There is a war being fought in the body of the woman under her.

"You know you can," Hermione tells her.

And there is, after some few moments of rigid anxiety, a great exhalation of held breath and a relaxation of tension almost liquid, warm and flowing, as Minerva McGonagall softens and spreads beneath her. "I know," Minerva sighs. She moves her hands above her head and wraps long fingers around the rail of a headboard, "Take me," she says.

The sudden, ragged intake of breath shakes Minerva's body like a small earthquake. It seems that Minerva did not know it was coming, nor the brief cloudburst of tears that immediately follows.

Hermione, however, is prepared.

"That's my girl," she says.
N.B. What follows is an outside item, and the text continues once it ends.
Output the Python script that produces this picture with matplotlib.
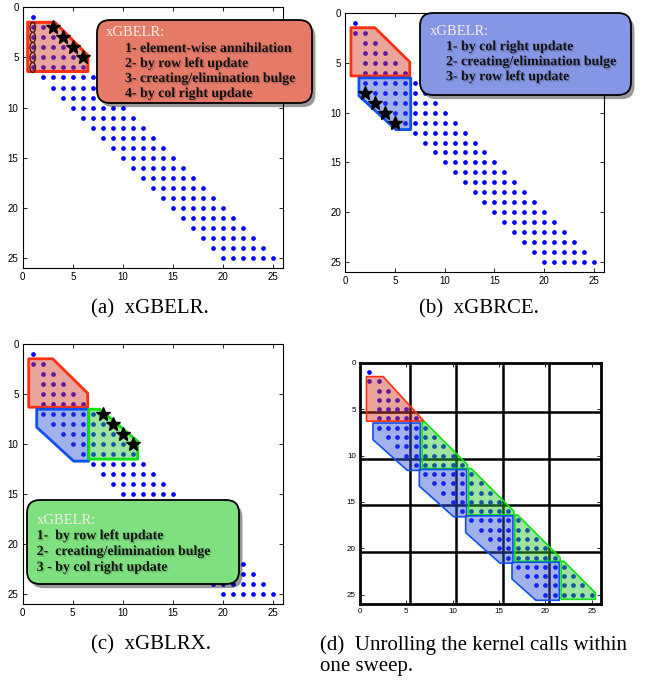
import numpy as np
import matplotlib
matplotlib.use('Agg')
import matplotlib.pyplot as plt
import matplotlib.patches as mpatches
import matplotlib.patheffects as pe

W, H = 657, 681
plt.rcParams['font.family'] = 'Liberation Sans'

# Band matrix sparsity: row index, first and last non-zero column per row
rows = list(range(1, 26))
first_col_a = [1, 1, 1, 1, 1, 1, 2, 3, 4, 5, 6, 7, 8, 9, 10, 11, 12, 13, 14, 15, 16, 17, 18, 19, 20]
first_col = [1, 1, 2, 2, 2, 2, 2, 3, 4, 5, 6, 7, 8, 9, 10, 11, 12, 13, 14, 15, 16, 17, 18, 19, 20]
last_col = rows

# Bulge elements (stars) per panel: (cols, rows)
star_a = ([3, 4, 5, 6], [2, 3, 4, 5])
star_b = ([2, 3, 4, 5], [8, 9, 10, 11])
star_c = ([8, 9, 10, 11], [7, 8, 9, 10])
# Annihilated column in (a)
annih_cols = [1, 1, 1, 1, 1]
annih_rows = [2, 3, 4, 5, 6]

# Highlighted regions
red_a = [(0.5, 1.5), (3.2, 1.5), (6.5, 4.8), (6.5, 6.4), (0.5, 6.4)]
red_bc = [(0.6, 1.45), (3.0, 1.45), (6.5, 4.9), (6.5, 6.3), (0.6, 6.3)]
blue_bc = [(1.4, 6.5), (6.6, 6.5), (6.6, 11.7), (5.1, 11.7), (1.4, 8.3)]
green_c = [(6.6, 6.5), (7.7, 6.5), (11.5, 9.7), (11.5, 11.5), (6.6, 11.5)]
red_d = [(0.7, 1.5), (2.5, 1.5), (6.9, 6.3), (0.7, 6.3)]
block_offsets = [0, 5, 10, 15]
grid_d = [5.4, 10.4, 15.4, 20.4]

box_titles = ['xGBELR:', 'xGBELR:', 'xGBELR:']
box_a = ['1- element-wise annihilation', '2- by row left update',
         '3- creating/elimination bulge', '4- by col right update']
box_b = ['1- by col right update', '2- creating/elimination bulge', '3- by row left update']
box_c = ['1-  by row left update', '2-  creating/elimination bulge', '3 - by col right update']
captions = ['(a)  xGBELR.', '(b)  xGBRCE.', '(c)  xGBLRX.',
            '(d)  Unrolling the kernel calls within\none sweep.']

RED = ('#ff3010', (0.81, 0.22, 0.14, 0.45))
BLUE = ('#1050f0', (0.19, 0.32, 0.82, 0.45))
GREEN = ('#10e010', (0.16, 0.76, 0.16, 0.45))


def ax_rect(l, t, r, b):
    return [l / W, 1 - b / H, (r - l) / W, (b - t) / H]


def setup(ax, fs=7, lw=0.8):
    ax.set_xlim(0, 26)
    ax.set_ylim(26, 0)
    t = [0, 5, 10, 15, 20, 25]
    ax.set_xticks(t)
    ax.set_yticks(t)
    ax.tick_params(direction='in', top=True, right=True, length=3, width=0.6,
                   labelsize=fs, pad=3)
    for s in ax.spines.values():
        s.set_linewidth(lw)


def dots(ax, first):
    xs, ys = [], []
    for r, f, l in zip(rows, first, last_col):
        for c in range(f, l + 1):
            xs.append(c)
            ys.append(r)
    ax.plot(xs, ys, 'o', color='#0000ff', ms=3.4, mec='none', zorder=2)


def region(ax, verts, col, lw=1.5):
    ax.add_patch(mpatches.Polygon(verts, closed=True, facecolor=col[1],
                                  edgecolor=col[0], lw=lw, joinstyle='round', zorder=3))


def stars(ax, s):
    ax.plot(s[0], s[1], '*', color='black', ms=10, mec='black', zorder=5)


def blue_block(o, ylim=25.6):
    yb = min(11.6 + o, ylim)
    top_l, diag_top = (1.4 + o, 8.3 + o), (5.1 + o, 11.6 + o)
    frac = (yb - top_l[1]) / (diag_top[1] - top_l[1])
    xb = top_l[0] + frac * (diag_top[0] - top_l[0])
    return [(1.4 + o, 6.5 + o), (6.5 + o, 6.5 + o), (6.5 + o, yb), (xb, yb), top_l]


def green_block(o, xlim=25.4, ylim=25.5):
    x0, y0 = 7.0 + o, 6.4 + o
    xr = min(11.6 + o, xlim)
    yd = y0 + (xr - x0)
    yb = min(11.4 + o, ylim)
    return [(6.7 + o, y0), (x0, y0), (xr, yd), (xr, yb), (6.7 + o, yb)]


fig = plt.figure(figsize=(W / 100, H / 100), dpi=100)

# (a)
ax = fig.add_axes(ax_rect(22.7, 7.3, 283.3, 268))
setup(ax)
dots(ax, first_col_a)
region(ax, red_a, RED, lw=2.2)
for c, r in zip(annih_cols, annih_rows):
    ax.add_patch(mpatches.Ellipse((c, r), 0.55, 1.0, facecolor='none',
                                  edgecolor='#4a1a10', lw=1.0, zorder=4))
stars(ax, star_a)

# (b)
ax = fig.add_axes(ax_rect(345, 13.3, 604, 271.7))
setup(ax)
dots(ax, first_col)
region(ax, red_bc, RED, lw=2)
region(ax, blue_bc, BLUE, lw=2)
stars(ax, star_b)

# (c)
ax = fig.add_axes(ax_rect(22.7, 344.3, 282.7, 604))
setup(ax)
dots(ax, first_col)
region(ax, red_bc, RED, lw=2)
region(ax, blue_bc, BLUE, lw=2)
region(ax, green_c, GREEN, lw=2)
stars(ax, star_c)

# (d)
ax = fig.add_axes(ax_rect(360, 362.7, 601, 604))
setup(ax, fs=5.8, lw=2)
for g in grid_d:
    ax.axvline(g, color='black', lw=1.8, zorder=1)
    ax.axhline(g - 0.05, color='black', lw=1.8, zorder=1)
dots(ax, first_col)
region(ax, red_d, RED, lw=1.2)
for o in block_offsets:
    region(ax, blue_block(o), BLUE, lw=1.2)
    region(ax, green_block(o), GREEN, lw=1.2)

# overlay in pixel coordinates for boxes and captions
ov = fig.add_axes([0, 0, 1, 1])
ov.set_xlim(0, W)
ov.set_ylim(H, 0)
ov.axis('off')


def textbox(x0, y0, x1, y1, fc, title, items, tx, ty, ix, iy, step):
    p = mpatches.FancyBboxPatch((x0, y0), x1 - x0, y1 - y0,
                                boxstyle='round,pad=0,rounding_size=13',
                                facecolor=fc, edgecolor='black', lw=1.3, zorder=10)
    p.set_path_effects([pe.withSimplePatchShadow(offset=(2.5, -3), shadow_rgbFace='black', alpha=0.4)])
    ov.add_patch(p)
    ov.text(tx, ty, title, family='Liberation Serif', fontsize=10.5, color='#f8ece8',
            va='center', ha='left', zorder=11)
    for i, s in enumerate(items):
        ov.text(ix, iy + i * step, s, family='Liberation Serif', fontsize=10,
                fontweight='bold', color='#111111', va='center', ha='left', zorder=11,
                path_effects=[pe.SimplePatchShadow(offset=(1, -1), shadow_rgbFace='black', alpha=0.18),
                              pe.Normal()])


textbox(97, 20, 312, 103, '#e57a69', box_titles[0], box_a, 106, 32.7, 125, 48.5, 15)
textbox(420, 13, 631, 95, '#8496e4', box_titles[1], box_b, 430, 31.7, 446, 46.7, 15)
textbox(27, 500, 239, 584, '#7fe07f', box_titles[2], box_c, 36.7, 520.7, 36.7, 535.7, 15.8)

cap = dict(family='Liberation Serif', fontsize=15, color='black', va='center')
ov.text(150, 309, captions[0], ha='center', **cap)
ov.text(479, 309, captions[1], ha='center', **cap)
ov.text(151, 645, captions[2], ha='center', **cap)
for i, line in enumerate(captions[3].split('\n')):
    ov.text(320, 645 + 22 * i, line, ha='left', **cap)

fig.savefig('out.png', dpi=100)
In the next moment, Minerva's clothing is elsewhere, and Hermione is looking at the full, glorious length of her, her long legs spread against the tartan coverlet, her breasts soft and heavy, falling away from the livid starbursts of scar tissue on her chest. Her throat is exposed, her chin held back, her normally thin lips full and puffy from hard kisses, slightly parted and drawn back from her teeth in a hiss of pleasure at the cool breeze on her suddenly exposed body. Her nipples harden and darken against the milk-white skin.

It is the most beautiful sight Hermione has ever seen. It always is, somehow, every time. She lets Minerva live in this moment long enough to feel it in her bones, stretched naked beneath her, utterly surrendered, safe, giving herself away.


It ends, as these things almost always do, far from where they thought it would.

Minerva comes keening, muscles clamped hard around Hermione's four fingers, clutched close, mouth full of softly swollen nipple. There is much holding, then, and rocking, followed by a washup, then a cup of tea and some Battenberg cake. And when Minerva feels herself all put to rights, she lights a fire in the little stove at the corner of the room, spreads Hermione out on the bed, and worships her sex with mouth and tongue and lips and teeth through an orgasm that draws itself out over so many successive crests that Hermione finally declares she never wants to see another orgasm as long as she lives and is there any good stew to be had in this wretched heap of stones.

Neither one knows what will happen next, but they've enough to be getting on with.